━━━ INPUT DATA ━━━
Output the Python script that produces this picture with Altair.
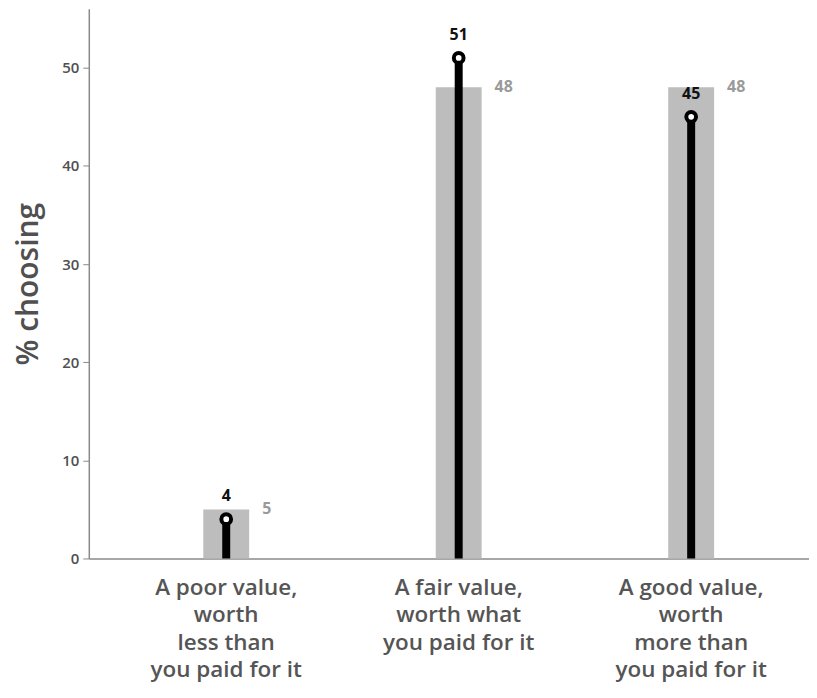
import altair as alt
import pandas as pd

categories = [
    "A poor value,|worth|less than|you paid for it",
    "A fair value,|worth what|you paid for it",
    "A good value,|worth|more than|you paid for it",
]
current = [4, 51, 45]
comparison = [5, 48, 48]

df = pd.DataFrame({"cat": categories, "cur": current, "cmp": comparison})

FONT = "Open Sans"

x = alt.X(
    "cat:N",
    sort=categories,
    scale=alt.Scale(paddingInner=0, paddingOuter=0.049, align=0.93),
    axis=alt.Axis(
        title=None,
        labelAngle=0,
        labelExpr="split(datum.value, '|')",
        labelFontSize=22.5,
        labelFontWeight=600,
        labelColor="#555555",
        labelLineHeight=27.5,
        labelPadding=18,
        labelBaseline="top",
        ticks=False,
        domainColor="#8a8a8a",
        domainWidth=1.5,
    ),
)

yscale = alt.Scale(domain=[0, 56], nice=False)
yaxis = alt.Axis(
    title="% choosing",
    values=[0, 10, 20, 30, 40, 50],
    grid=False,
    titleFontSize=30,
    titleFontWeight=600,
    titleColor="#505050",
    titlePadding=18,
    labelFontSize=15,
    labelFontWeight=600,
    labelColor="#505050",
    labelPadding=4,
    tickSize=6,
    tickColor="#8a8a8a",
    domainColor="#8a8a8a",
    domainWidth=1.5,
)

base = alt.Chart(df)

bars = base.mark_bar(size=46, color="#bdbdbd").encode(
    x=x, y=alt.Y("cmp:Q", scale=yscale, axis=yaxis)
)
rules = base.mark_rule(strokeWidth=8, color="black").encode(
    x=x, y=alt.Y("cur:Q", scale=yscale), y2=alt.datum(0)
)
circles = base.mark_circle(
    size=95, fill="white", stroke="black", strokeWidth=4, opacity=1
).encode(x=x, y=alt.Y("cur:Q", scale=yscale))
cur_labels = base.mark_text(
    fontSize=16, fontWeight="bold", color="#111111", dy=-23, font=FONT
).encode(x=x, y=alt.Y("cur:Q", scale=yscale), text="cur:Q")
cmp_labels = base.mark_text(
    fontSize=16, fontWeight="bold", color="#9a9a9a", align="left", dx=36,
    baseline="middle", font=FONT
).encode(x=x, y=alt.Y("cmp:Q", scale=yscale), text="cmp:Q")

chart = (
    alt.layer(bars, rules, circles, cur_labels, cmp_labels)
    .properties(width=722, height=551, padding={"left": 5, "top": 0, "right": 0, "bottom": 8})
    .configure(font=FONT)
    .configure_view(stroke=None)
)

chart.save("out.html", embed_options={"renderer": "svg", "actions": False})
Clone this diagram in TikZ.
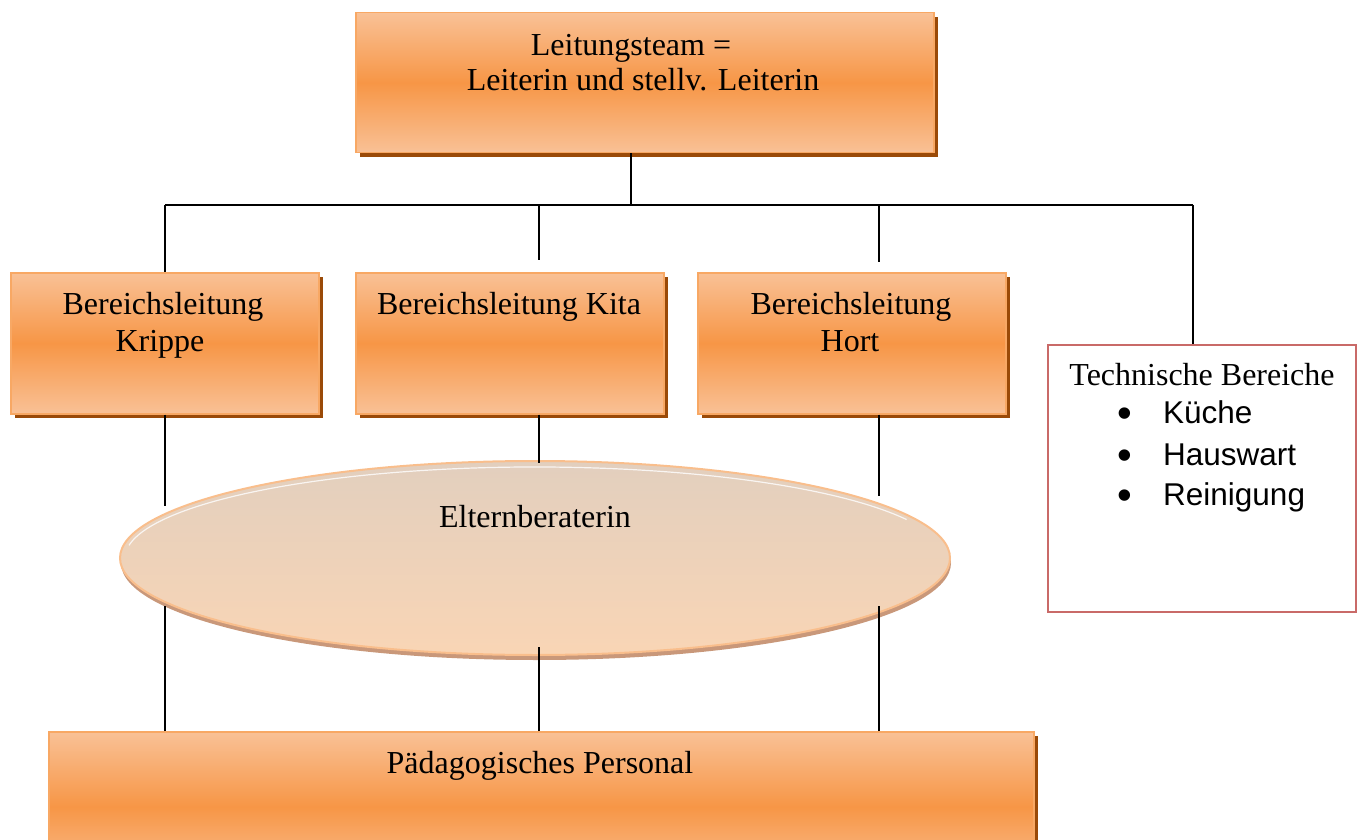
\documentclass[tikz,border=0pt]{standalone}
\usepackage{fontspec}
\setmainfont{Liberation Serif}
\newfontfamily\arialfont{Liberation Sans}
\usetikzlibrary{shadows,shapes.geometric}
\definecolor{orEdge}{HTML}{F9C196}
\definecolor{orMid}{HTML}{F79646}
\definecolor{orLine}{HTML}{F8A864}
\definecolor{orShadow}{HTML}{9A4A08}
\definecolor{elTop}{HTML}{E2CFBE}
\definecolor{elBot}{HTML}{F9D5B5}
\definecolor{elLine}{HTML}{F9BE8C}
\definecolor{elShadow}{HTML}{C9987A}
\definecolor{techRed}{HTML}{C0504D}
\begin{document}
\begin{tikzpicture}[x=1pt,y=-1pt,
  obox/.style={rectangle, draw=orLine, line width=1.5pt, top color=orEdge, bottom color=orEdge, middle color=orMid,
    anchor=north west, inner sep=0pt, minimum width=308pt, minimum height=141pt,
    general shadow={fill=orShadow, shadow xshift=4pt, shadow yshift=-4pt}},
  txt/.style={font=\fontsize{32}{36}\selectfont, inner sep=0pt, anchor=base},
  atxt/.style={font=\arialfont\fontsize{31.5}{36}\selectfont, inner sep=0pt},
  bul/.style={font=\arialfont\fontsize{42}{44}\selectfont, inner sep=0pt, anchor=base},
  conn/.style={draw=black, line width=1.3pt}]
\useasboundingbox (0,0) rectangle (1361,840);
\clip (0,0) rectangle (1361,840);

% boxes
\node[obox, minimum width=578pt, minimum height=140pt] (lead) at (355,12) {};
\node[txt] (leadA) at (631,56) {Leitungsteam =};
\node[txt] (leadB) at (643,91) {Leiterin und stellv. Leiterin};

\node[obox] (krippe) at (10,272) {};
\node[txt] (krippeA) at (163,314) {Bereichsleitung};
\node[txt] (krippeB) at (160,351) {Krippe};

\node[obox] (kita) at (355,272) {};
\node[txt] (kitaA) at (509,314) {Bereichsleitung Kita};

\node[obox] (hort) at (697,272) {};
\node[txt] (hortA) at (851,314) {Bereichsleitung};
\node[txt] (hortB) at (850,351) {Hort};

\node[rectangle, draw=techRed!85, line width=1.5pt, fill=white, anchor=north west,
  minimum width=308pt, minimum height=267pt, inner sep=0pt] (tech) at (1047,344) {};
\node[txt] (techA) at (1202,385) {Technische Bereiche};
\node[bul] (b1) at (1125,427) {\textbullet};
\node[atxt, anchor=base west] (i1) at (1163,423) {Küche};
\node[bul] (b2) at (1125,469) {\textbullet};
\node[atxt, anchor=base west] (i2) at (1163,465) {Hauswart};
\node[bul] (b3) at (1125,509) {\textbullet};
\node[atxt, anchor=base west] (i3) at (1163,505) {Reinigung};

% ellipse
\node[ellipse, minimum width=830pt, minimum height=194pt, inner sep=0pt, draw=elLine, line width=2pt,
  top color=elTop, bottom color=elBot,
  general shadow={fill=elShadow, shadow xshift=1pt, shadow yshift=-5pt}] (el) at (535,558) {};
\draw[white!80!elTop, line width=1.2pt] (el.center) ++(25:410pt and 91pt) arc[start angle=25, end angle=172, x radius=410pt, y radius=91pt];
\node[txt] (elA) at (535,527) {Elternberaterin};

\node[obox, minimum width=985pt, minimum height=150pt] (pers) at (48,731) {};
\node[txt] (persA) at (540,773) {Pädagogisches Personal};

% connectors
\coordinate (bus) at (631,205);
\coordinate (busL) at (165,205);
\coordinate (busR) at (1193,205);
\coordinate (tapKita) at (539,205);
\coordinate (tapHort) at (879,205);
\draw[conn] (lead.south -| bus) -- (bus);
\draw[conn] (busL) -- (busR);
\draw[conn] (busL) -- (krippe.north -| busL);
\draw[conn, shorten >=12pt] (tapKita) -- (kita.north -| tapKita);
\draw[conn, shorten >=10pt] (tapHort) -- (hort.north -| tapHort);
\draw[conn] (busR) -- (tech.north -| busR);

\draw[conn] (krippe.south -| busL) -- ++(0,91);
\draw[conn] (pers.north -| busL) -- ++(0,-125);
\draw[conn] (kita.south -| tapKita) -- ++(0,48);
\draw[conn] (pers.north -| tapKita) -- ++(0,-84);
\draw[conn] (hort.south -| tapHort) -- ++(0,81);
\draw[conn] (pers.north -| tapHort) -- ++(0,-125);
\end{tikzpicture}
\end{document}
━━━
━━━ INPUT DATA ━━━
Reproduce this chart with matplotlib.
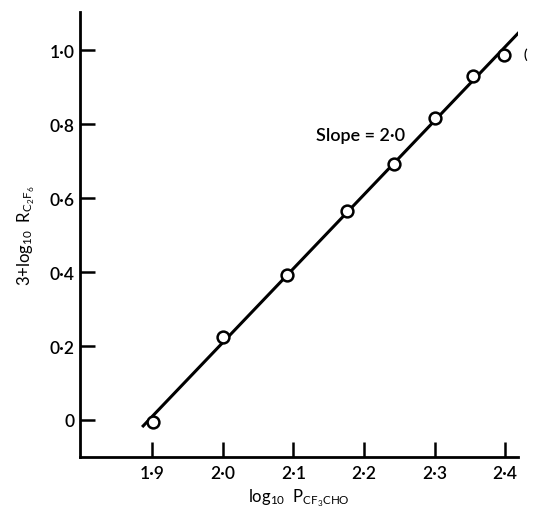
━━━
### REQUIREMENT
Copy every line in the entries above that has the string "with" in it.

### FULL OUTPUT
Output the Python script that produces this picture with Altair.
Reproduce this chart with matplotlib.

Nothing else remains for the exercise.